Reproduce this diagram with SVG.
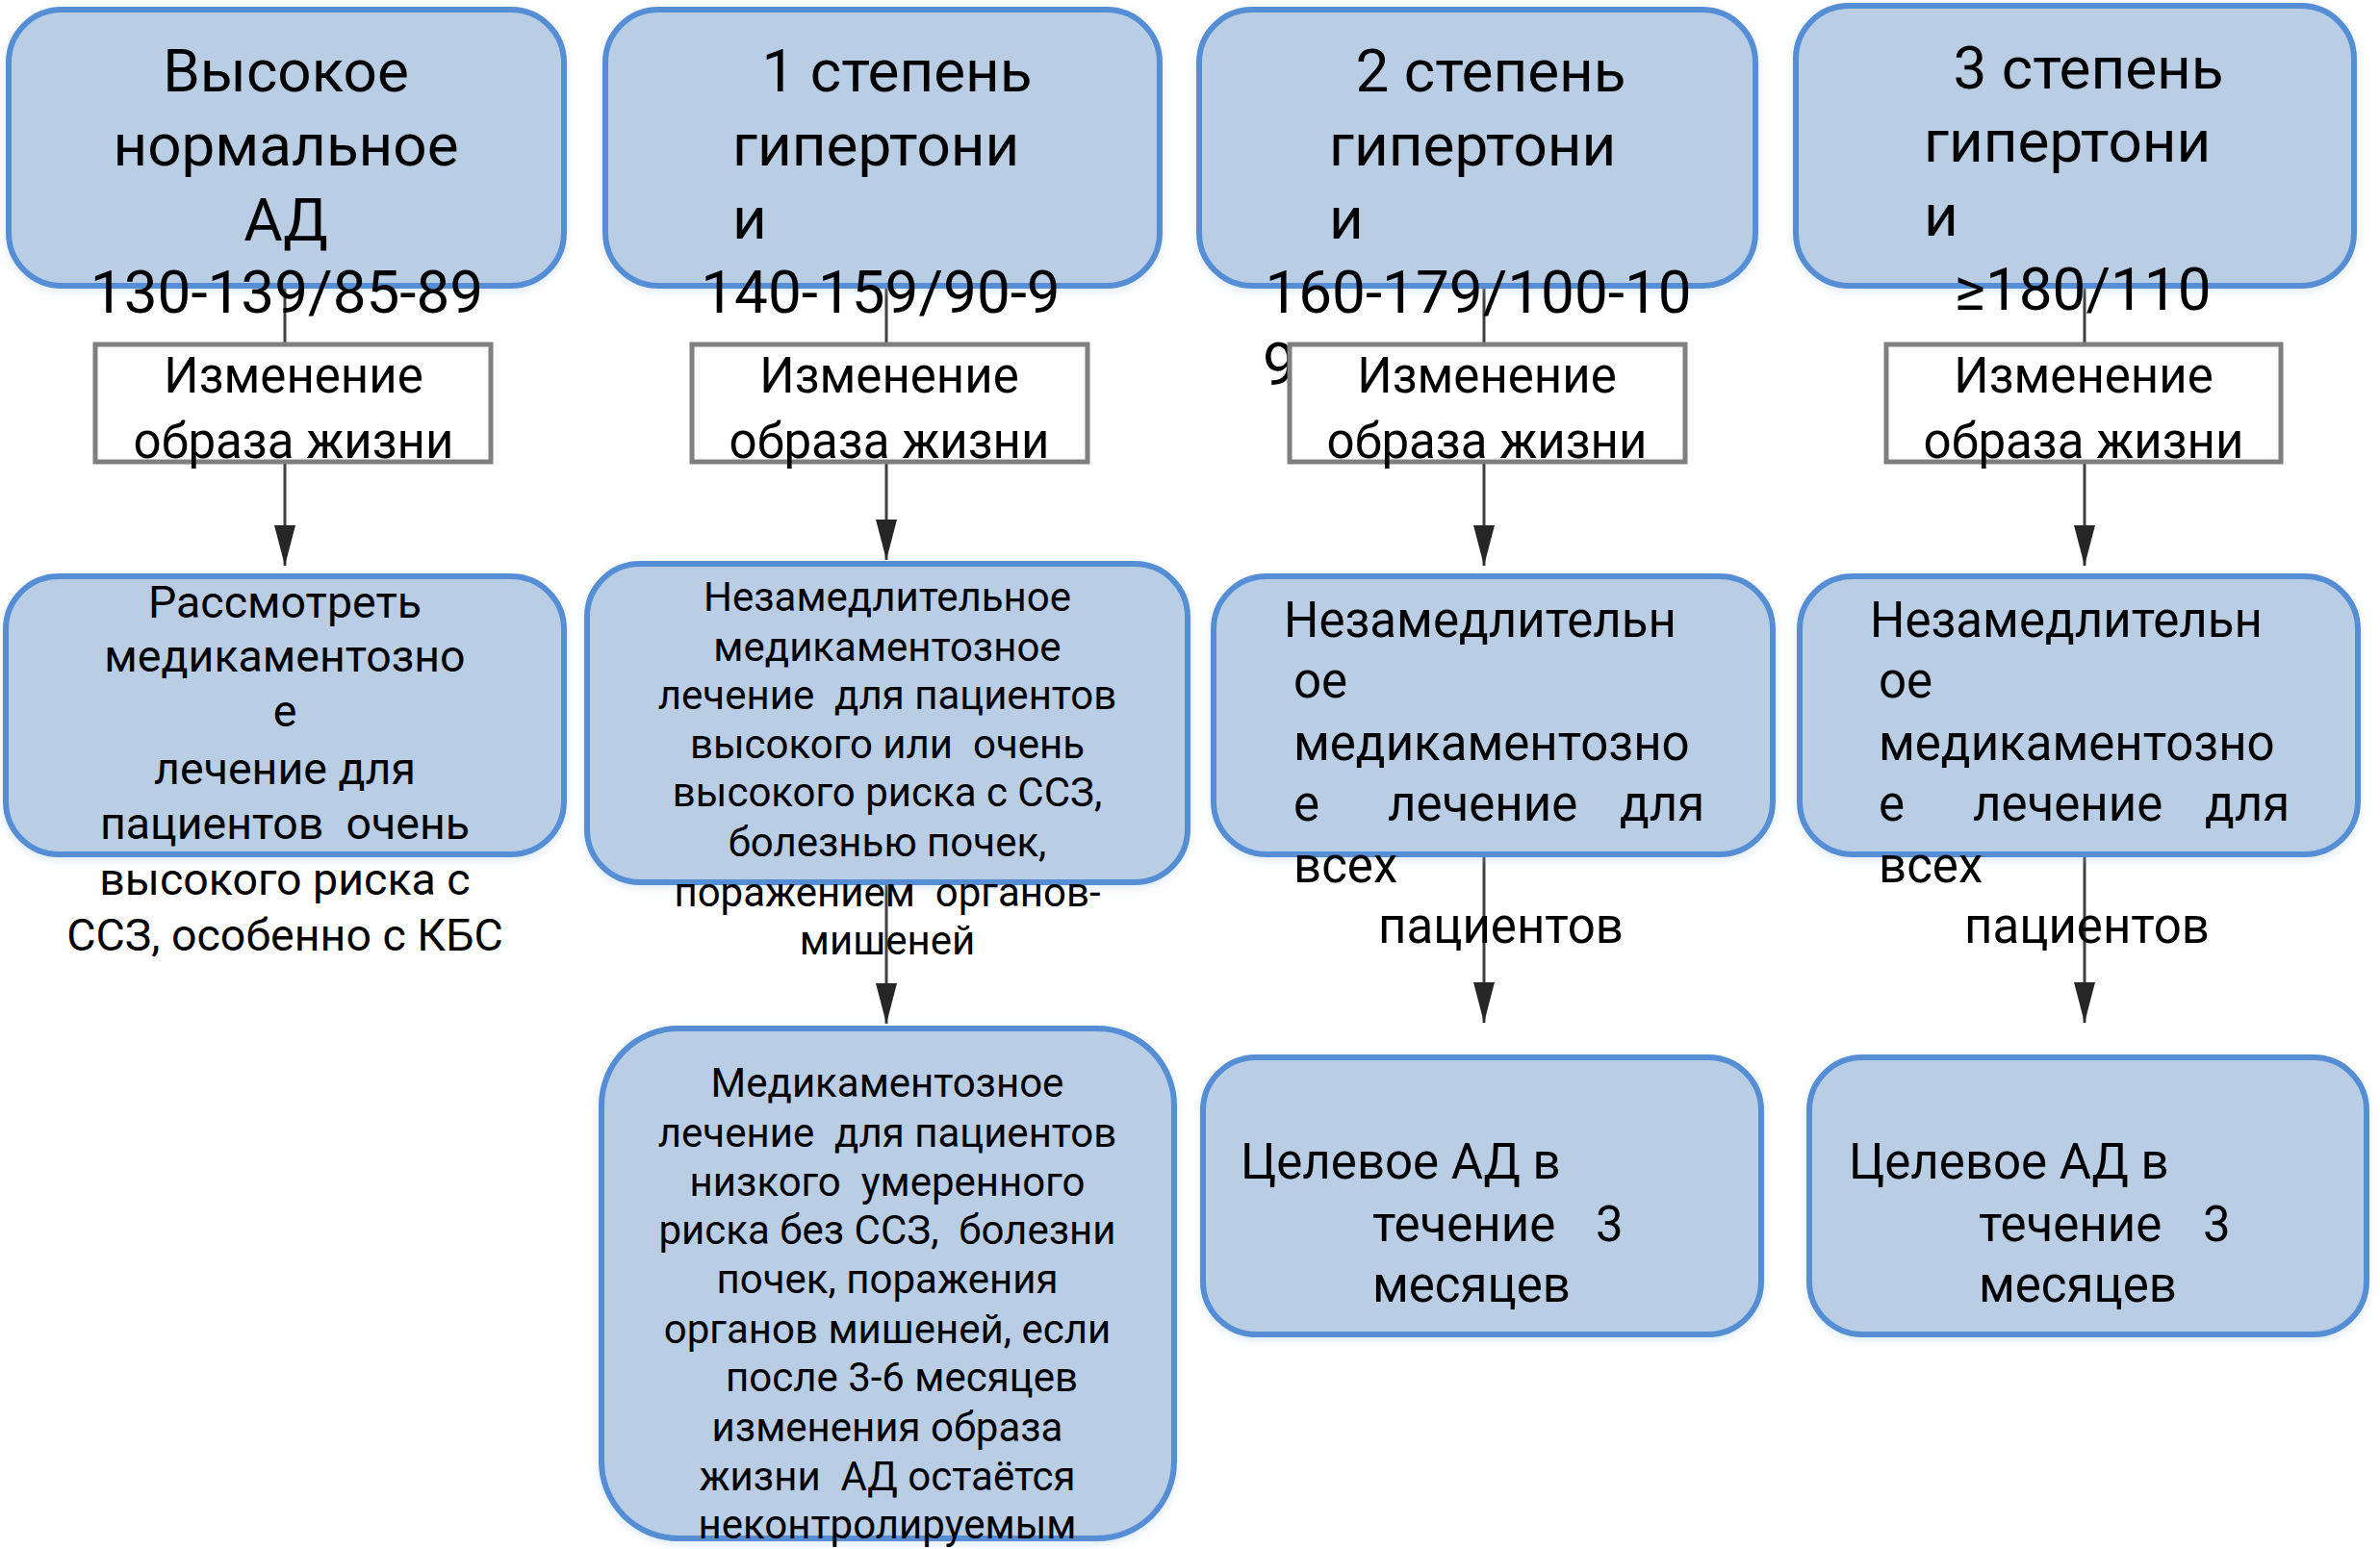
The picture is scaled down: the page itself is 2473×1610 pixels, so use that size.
<svg xmlns="http://www.w3.org/2000/svg" width="2473" height="1610" viewBox="0 0 2473 1610">
<style>
text{font-family:Roboto,"DejaVu Sans",sans-serif;fill:#000}
.big{font-size:62px}
.sm{font-size:51px}
.t45{font-size:46.5px}
.t42{font-size:42px}
.t51{font-size:51px}
.t50{font-size:51px}
.mid{text-anchor:middle}
.blue{fill:#B9CDE5;stroke:#558ED5;stroke-width:6}
.white{fill:#fff;stroke:#7F7F7F;stroke-width:5}
.conn{stroke:#404040;stroke-width:3;fill:none}
</style>
<defs>
<marker id="arr" viewBox="0 0 42 22" refX="42" refY="11" markerWidth="42" markerHeight="22" markerUnits="userSpaceOnUse" orient="auto">
<path d="M0,0 L42,11 L0,22 Z" fill="#262626"/>
</marker>
<filter id="sh" x="-5%" y="-5%" width="110%" height="115%">
<feDropShadow dx="0" dy="3" stdDeviation="5" flood-color="#9fc3d8" flood-opacity="0.35"/>
</filter>
</defs>
<rect width="2473" height="1610" fill="#fff"/>
<g id="connectors">
<line class="conn" x1="296" y1="297" x2="296" y2="357"/>
<line class="conn" x1="296" y1="480" x2="296" y2="588" marker-end="url(#arr)"/>
<line class="conn" x1="921" y1="297" x2="921" y2="357"/>
<line class="conn" x1="921" y1="480" x2="921" y2="582" marker-end="url(#arr)"/>
<line class="conn" x1="921" y1="918" x2="921" y2="1064" marker-end="url(#arr)"/>
<line class="conn" x1="1542" y1="297" x2="1542" y2="357"/>
<line class="conn" x1="1542" y1="480" x2="1542" y2="588" marker-end="url(#arr)"/>
<line class="conn" x1="1542" y1="888" x2="1542" y2="1063" marker-end="url(#arr)"/>
<line class="conn" x1="2166" y1="297" x2="2166" y2="357"/>
<line class="conn" x1="2166" y1="480" x2="2166" y2="588" marker-end="url(#arr)"/>
<line class="conn" x1="2166" y1="888" x2="2166" y2="1063" marker-end="url(#arr)"/>
</g>
<g id="top-a">
<rect class="blue" filter="url(#sh)" x="9" y="10" width="577" height="287" rx="55"/>
<text class="big mid" x="297" y="95">Высокое</text>
<text class="big mid" x="297" y="172">нормальное</text>
<text class="big mid" x="297" y="250">АД</text>
<text class="big mid" x="298" y="325">130-139/85-89</text>
</g>
<g id="top-b">
<rect class="blue" filter="url(#sh)" x="629" y="10" width="576" height="287" rx="55"/>
<text class="big mid" x="932" y="95">1 степень</text>
<text class="big" x="761" y="172">гипертони</text>
<text class="big" x="761" y="248">и</text>
<text class="big mid" x="915" y="325">140-159/90-9</text>
</g>
<g id="top-c">
<rect class="blue" filter="url(#sh)" x="1246" y="10" width="578" height="287" rx="55"/>
<text class="big mid" x="1549" y="95">2 степень</text>
<text class="big" x="1381" y="172">гипертони</text>
<text class="big" x="1381" y="248">и</text>
<text class="big mid" x="1536" y="325">160-179/100-10</text>
<text class="big" x="1312" y="400">9</text>
</g>
<g id="top-d">
<rect class="blue" filter="url(#sh)" x="1866" y="6" width="580" height="291" rx="55"/>
<text class="big mid" x="2170" y="92">3 степень</text>
<text class="big" x="1999" y="168">гипертони</text>
<text class="big" x="1999" y="245">и</text>
<text class="big mid" x="2164" y="322">≥180/110</text>
</g>
<g id="life-a">
<rect class="white" x="99" y="358" width="411" height="122"/>
<text class="sm mid" x="305" y="408">Изменение</text>
<text class="sm mid" x="305" y="476">образа жизни</text>
</g>
<g id="life-b">
<rect class="white" x="719" y="358" width="411" height="122"/>
<text class="sm mid" x="924" y="408">Изменение</text>
<text class="sm mid" x="924" y="476">образа жизни</text>
</g>
<g id="life-c">
<rect class="white" x="1340" y="358" width="411" height="122"/>
<text class="sm mid" x="1545" y="408">Изменение</text>
<text class="sm mid" x="1545" y="476">образа жизни</text>
</g>
<g id="life-d">
<rect class="white" x="1960" y="358" width="410" height="122"/>
<text class="sm mid" x="2165" y="408">Изменение</text>
<text class="sm mid" x="2165" y="476">образа жизни</text>
</g>
<g id="treat-a">
<rect class="blue" filter="url(#sh)" x="6" y="599" width="580" height="289" rx="55"/>
<text class="t45 mid" x="296" y="642">Рассмотреть</text>
<text class="t45 mid" x="296" y="698">медикаментозно</text>
<text class="t45 mid" x="296" y="755">е</text>
<text class="t45 mid" x="296" y="815">лечение для</text>
<text class="t45 mid" x="296" y="872" xml:space="preserve">пациентов  очень</text>
<text class="t45 mid" x="296" y="930">высокого риска с</text>
<text class="t45 mid" x="296" y="988">ССЗ, особенно с КБС</text>
</g>
<g id="treat-b">
<rect class="blue" filter="url(#sh)" x="610" y="586" width="624" height="331" rx="55"/>
<text class="t42 mid" x="922" y="635">Незамедлительное</text>
<text class="t42 mid" x="922" y="687">медикаментозное</text>
<text class="t42 mid" x="922" y="737" xml:space="preserve">лечение  для пациентов</text>
<text class="t42 mid" x="922" y="788" xml:space="preserve">высокого или  очень</text>
<text class="t42 mid" x="922" y="838">высокого риска с ССЗ,</text>
<text class="t42 mid" x="922" y="890">болезнью почек,</text>
<text class="t42 mid" x="922" y="942" xml:space="preserve">поражением  органов-</text>
<text class="t42 mid" x="922" y="992">мишеней</text>
</g>
<g id="treat-b2">
<rect class="blue" filter="url(#sh)" x="625" y="1069" width="595" height="530" rx="80"/>
<text class="t42 mid" x="922" y="1140">Медикаментозное</text>
<text class="t42 mid" x="922" y="1192" xml:space="preserve">лечение  для пациентов</text>
<text class="t42 mid" x="922" y="1243" xml:space="preserve">низкого  умеренного</text>
<text class="t42 mid" x="922" y="1293" xml:space="preserve">риска без ССЗ,  болезни</text>
<text class="t42 mid" x="922" y="1344">почек, поражения</text>
<text class="t42 mid" x="922" y="1396">органов мишеней, если</text>
<text class="t42 mid" x="937" y="1446">после 3-6 месяцев</text>
<text class="t42 mid" x="922" y="1498">изменения образа</text>
<text class="t42 mid" x="922" y="1549" xml:space="preserve">жизни  АД остаётся</text>
<text class="t42 mid" x="922" y="1599">неконтролируемым</text>
</g>
<g id="treat-c">
<rect class="blue" filter="url(#sh)" x="1261" y="599" width="581" height="289" rx="55"/>
<text class="t51" x="1334" y="662">Незамедлительн</text>
<text class="t51" x="1344" y="725">ое</text>
<text class="t51" x="1344" y="790">медикаментозно</text>
<text class="t51" y="853"><tspan x="1344">е</tspan><tspan x="1442">лечение</tspan><tspan x="1683">для</tspan></text>
<text class="t51" x="1344" y="917">всех</text>
<text class="t51" x="1432" y="980">пациентов</text>
</g>
<g id="treat-d">
<rect class="blue" filter="url(#sh)" x="1870" y="599" width="580" height="289" rx="55"/>
<text class="t51" x="1943" y="662">Незамедлительн</text>
<text class="t51" x="1952" y="725">ое</text>
<text class="t51" x="1952" y="790">медикаментозно</text>
<text class="t51" y="853"><tspan x="1952">е</tspan><tspan x="2050">лечение</tspan><tspan x="2291">для</tspan></text>
<text class="t51" x="1952" y="917">всех</text>
<text class="t51" x="2041" y="980">пациентов</text>
</g>
<g id="goal-c">
<rect class="blue" filter="url(#sh)" x="1250" y="1099" width="580" height="288" rx="55"/>
<text class="t50" x="1289" y="1225">Целевое АД в</text>
<text class="t50" y="1290"><tspan x="1426">течение</tspan><tspan x="1658">3</tspan></text>
<text class="t50" x="1426" y="1353">месяцев</text>
</g>
<g id="goal-d">
<rect class="blue" filter="url(#sh)" x="1880" y="1099" width="579" height="288" rx="55"/>
<text class="t50" x="1921" y="1225">Целевое АД в</text>
<text class="t50" y="1290"><tspan x="2056">течение</tspan><tspan x="2289">3</tspan></text>
<text class="t50" x="2056" y="1353">месяцев</text>
</g>
</svg>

§ **BRIEF**
Look back over the material above and state how many lines hold the word "size". Write the number and nothing else.

§ **REPLY**
7